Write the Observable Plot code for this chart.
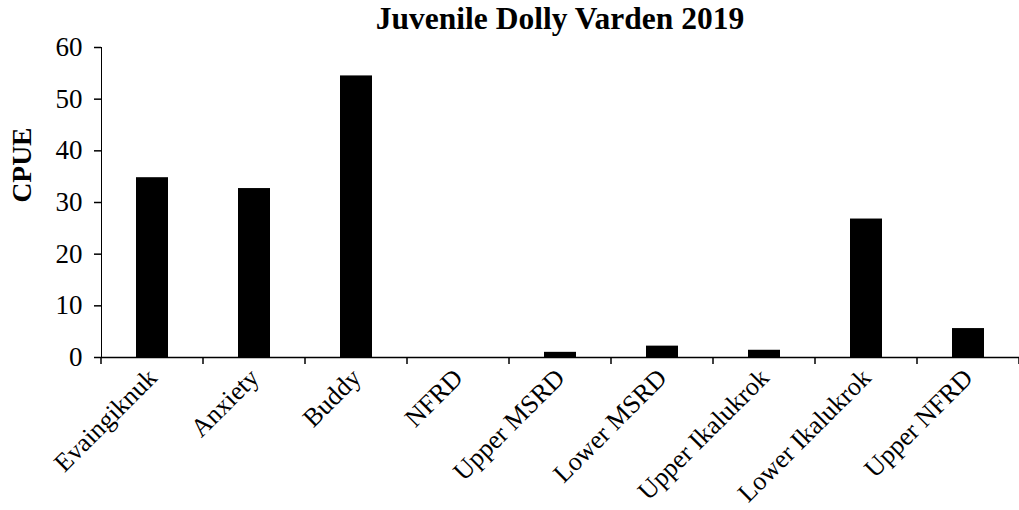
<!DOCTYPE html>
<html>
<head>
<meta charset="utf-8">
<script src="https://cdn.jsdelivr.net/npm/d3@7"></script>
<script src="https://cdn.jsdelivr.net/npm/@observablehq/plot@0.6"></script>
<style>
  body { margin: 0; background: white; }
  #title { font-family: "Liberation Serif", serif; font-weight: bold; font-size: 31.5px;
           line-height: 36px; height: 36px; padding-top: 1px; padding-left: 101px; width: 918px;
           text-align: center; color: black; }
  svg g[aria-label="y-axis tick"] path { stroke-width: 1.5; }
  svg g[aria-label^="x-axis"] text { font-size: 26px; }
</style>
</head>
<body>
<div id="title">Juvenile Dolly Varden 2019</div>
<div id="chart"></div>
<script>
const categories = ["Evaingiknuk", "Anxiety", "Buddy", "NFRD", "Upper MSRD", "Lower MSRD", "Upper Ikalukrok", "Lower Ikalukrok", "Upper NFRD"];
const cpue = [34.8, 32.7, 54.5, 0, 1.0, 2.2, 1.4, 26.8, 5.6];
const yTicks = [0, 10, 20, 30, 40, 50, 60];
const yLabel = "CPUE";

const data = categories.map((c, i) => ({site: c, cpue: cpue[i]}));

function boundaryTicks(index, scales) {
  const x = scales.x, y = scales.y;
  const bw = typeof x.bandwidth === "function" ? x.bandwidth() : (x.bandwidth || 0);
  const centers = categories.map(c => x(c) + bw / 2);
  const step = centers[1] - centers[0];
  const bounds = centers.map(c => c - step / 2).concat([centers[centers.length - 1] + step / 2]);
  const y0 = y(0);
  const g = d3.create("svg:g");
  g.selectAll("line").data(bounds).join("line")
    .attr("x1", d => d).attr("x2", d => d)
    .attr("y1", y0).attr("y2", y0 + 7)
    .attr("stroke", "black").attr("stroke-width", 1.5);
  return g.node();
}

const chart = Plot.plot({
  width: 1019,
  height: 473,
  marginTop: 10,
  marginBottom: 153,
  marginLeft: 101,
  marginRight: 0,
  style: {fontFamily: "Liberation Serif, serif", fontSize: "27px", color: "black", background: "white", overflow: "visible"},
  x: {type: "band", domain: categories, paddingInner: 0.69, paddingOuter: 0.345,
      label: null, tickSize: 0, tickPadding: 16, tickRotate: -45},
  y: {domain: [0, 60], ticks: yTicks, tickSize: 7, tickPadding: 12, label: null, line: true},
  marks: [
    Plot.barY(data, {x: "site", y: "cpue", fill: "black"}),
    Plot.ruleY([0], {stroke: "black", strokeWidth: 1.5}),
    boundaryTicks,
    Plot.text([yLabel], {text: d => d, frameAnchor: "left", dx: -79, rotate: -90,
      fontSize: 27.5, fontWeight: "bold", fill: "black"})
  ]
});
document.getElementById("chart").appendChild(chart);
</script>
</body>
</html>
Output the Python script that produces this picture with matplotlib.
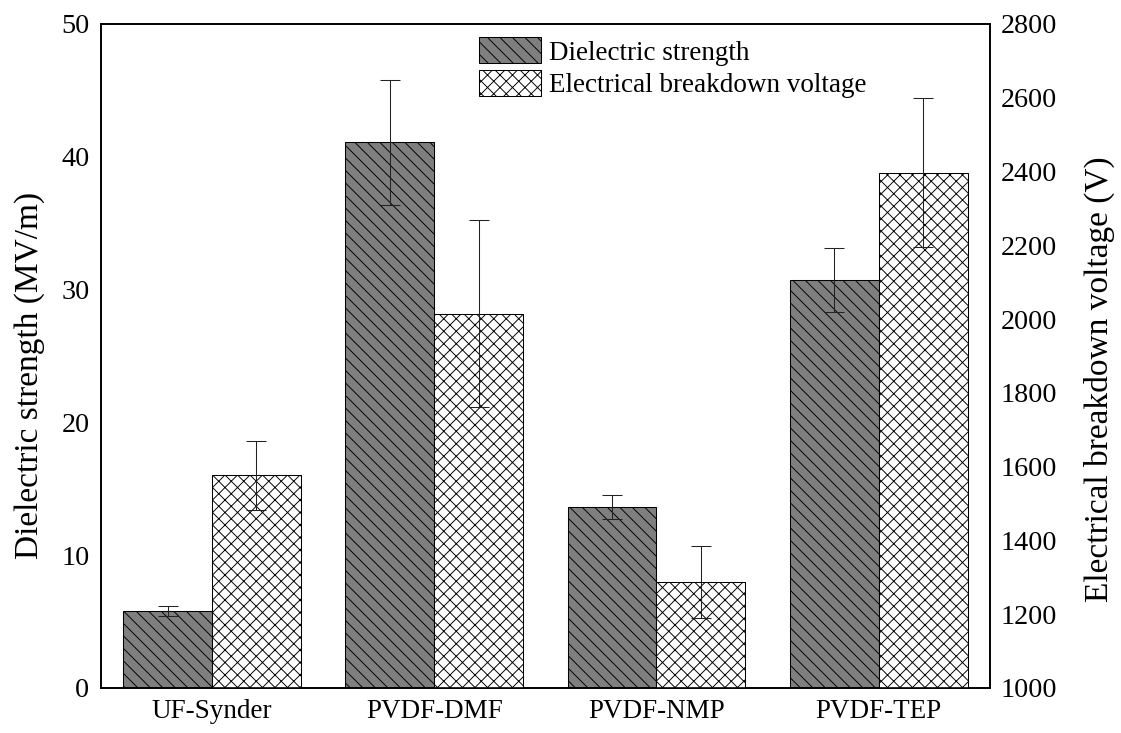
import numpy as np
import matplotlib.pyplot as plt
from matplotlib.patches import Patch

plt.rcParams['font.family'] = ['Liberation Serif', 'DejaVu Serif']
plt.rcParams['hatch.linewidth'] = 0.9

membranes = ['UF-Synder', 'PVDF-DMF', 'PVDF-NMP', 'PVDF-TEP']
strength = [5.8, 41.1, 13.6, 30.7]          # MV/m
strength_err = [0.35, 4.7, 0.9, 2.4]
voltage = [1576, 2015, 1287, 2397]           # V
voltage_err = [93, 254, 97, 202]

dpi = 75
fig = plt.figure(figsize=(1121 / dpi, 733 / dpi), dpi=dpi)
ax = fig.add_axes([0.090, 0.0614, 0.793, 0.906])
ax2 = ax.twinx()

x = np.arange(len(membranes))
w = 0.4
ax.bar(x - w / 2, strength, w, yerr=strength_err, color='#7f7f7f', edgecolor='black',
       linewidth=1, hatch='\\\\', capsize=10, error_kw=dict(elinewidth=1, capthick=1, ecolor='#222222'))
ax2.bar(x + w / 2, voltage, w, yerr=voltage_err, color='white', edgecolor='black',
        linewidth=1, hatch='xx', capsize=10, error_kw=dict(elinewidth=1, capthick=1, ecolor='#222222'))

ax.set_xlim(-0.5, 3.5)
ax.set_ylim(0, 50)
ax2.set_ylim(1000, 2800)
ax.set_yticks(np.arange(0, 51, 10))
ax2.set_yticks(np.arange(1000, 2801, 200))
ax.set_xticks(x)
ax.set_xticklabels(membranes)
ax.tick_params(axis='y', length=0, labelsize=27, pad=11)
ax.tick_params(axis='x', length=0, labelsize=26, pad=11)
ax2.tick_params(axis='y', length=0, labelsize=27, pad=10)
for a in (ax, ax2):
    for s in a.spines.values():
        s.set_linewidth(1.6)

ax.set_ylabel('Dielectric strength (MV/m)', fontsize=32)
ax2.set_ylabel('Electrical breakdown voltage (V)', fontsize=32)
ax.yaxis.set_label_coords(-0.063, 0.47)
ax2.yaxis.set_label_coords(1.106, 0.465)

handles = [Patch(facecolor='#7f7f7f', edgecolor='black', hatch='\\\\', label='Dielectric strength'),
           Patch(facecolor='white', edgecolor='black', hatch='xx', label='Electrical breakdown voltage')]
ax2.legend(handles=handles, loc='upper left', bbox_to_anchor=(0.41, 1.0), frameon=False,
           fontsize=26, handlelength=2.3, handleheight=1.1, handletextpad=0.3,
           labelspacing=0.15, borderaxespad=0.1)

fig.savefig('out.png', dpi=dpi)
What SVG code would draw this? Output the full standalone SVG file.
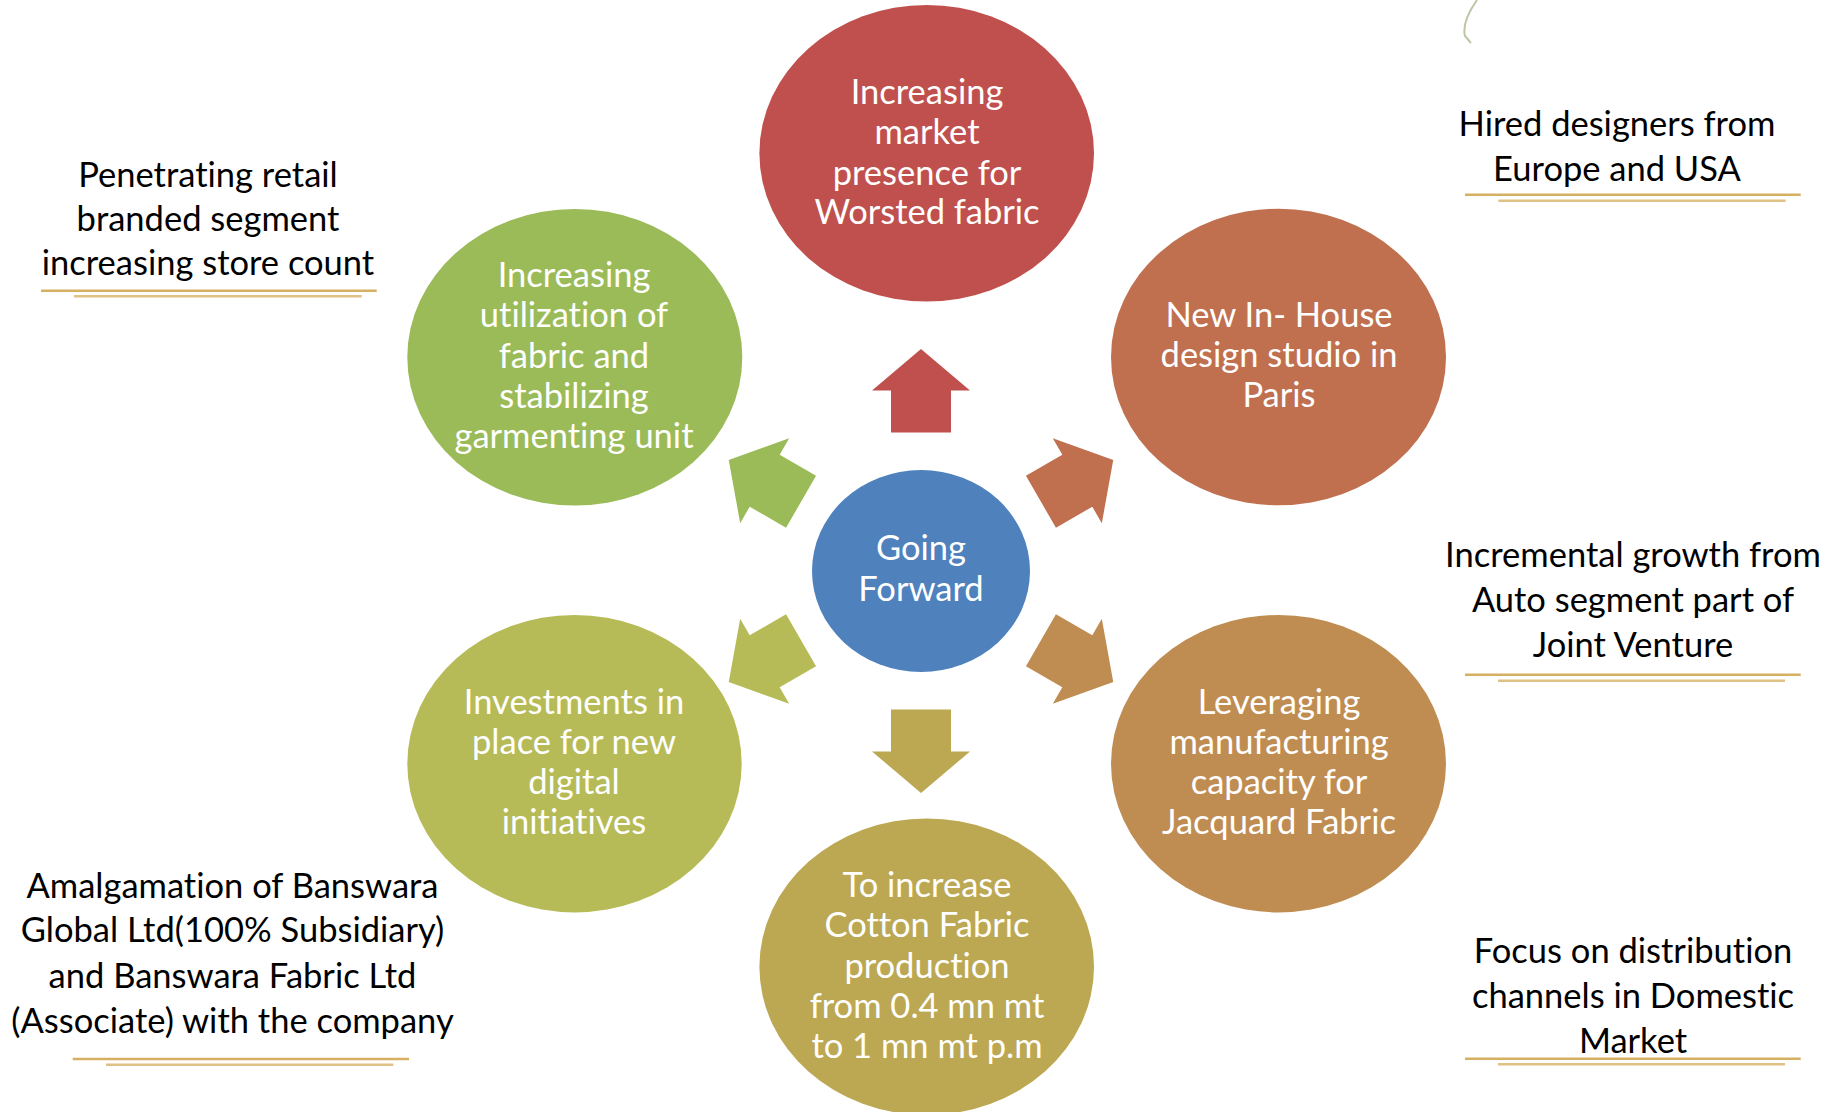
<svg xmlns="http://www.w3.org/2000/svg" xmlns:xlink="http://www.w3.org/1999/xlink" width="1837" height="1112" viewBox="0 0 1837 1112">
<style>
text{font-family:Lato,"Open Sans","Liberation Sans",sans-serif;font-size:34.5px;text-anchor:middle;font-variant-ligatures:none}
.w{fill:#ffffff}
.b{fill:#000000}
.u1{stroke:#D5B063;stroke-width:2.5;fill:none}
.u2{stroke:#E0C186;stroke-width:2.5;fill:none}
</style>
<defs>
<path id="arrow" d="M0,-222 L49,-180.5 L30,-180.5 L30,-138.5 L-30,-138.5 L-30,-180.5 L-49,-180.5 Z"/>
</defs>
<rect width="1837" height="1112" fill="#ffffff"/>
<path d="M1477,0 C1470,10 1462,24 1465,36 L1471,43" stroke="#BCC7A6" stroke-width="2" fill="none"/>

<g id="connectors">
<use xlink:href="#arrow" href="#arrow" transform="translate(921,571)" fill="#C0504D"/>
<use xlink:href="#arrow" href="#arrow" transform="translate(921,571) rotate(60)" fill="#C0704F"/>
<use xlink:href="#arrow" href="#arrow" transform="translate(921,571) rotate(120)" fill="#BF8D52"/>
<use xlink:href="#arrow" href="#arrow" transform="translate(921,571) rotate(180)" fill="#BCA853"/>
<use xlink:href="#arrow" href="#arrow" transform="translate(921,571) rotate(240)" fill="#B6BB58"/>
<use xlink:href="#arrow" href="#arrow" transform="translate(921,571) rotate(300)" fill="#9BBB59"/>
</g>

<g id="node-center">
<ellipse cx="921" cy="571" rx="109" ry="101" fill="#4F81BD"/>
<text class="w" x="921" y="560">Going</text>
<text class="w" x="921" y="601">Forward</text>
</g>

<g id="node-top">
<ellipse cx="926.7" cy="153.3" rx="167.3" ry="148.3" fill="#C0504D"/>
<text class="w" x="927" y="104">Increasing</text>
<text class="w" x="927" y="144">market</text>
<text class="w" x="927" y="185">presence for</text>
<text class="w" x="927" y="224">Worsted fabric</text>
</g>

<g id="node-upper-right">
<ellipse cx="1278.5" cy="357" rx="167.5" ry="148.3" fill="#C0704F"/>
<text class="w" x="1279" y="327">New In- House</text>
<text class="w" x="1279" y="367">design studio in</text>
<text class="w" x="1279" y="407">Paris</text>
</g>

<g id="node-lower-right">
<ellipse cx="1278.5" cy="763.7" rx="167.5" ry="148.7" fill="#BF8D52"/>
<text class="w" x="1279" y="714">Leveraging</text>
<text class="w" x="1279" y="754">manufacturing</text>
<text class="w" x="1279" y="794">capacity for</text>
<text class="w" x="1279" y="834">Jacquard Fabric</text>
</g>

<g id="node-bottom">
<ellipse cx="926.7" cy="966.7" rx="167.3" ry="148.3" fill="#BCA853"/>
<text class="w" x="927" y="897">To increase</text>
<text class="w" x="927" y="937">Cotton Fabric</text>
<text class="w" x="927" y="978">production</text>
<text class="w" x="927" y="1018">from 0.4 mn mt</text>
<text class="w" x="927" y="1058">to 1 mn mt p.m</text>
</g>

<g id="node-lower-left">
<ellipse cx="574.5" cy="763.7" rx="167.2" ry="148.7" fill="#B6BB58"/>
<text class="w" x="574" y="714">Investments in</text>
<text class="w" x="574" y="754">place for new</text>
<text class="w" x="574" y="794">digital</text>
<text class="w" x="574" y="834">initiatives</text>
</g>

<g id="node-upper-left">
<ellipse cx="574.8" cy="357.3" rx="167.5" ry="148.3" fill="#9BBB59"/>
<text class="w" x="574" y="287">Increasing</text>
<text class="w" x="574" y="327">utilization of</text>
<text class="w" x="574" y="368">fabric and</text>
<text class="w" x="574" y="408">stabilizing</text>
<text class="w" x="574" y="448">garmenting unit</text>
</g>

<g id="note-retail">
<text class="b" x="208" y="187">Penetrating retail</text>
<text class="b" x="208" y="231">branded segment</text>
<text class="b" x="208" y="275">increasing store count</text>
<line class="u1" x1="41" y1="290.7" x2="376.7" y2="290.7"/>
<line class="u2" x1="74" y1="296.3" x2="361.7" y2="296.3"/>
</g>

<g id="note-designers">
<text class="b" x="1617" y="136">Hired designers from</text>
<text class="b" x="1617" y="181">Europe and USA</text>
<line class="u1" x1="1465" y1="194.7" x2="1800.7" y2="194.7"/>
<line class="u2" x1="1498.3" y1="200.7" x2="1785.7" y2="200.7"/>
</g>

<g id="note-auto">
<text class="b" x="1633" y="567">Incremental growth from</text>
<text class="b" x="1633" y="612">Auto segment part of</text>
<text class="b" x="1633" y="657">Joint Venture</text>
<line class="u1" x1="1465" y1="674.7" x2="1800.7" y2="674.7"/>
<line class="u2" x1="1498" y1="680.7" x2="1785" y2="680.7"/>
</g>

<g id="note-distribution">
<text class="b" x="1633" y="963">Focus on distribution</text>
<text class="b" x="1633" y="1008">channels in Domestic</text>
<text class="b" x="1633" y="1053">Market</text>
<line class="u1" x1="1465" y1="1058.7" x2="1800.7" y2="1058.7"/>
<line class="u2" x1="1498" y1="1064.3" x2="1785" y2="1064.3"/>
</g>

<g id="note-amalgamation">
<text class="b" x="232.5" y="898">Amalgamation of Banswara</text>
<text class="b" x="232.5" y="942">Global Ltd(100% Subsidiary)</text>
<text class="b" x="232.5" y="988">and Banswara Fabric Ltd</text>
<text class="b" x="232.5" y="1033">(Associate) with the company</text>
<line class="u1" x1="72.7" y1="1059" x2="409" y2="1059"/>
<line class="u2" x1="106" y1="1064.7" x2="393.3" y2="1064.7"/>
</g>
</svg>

*What you need to do*.
Beginning with the line above that contains "Output the Python" and finishing with the line that contains "plt.rcParams['hatch.linewidth'] = 0.9", print those lines exactly and only. Skip all pictures.

*Answer to this problem*.
Output the Python script that produces this picture with matplotlib.
import numpy as np
import matplotlib.pyplot as plt
from matplotlib.patches import Patch

plt.rcParams['font.family'] = ['Liberation Serif', 'DejaVu Serif']
plt.rcParams['hatch.linewidth'] = 0.9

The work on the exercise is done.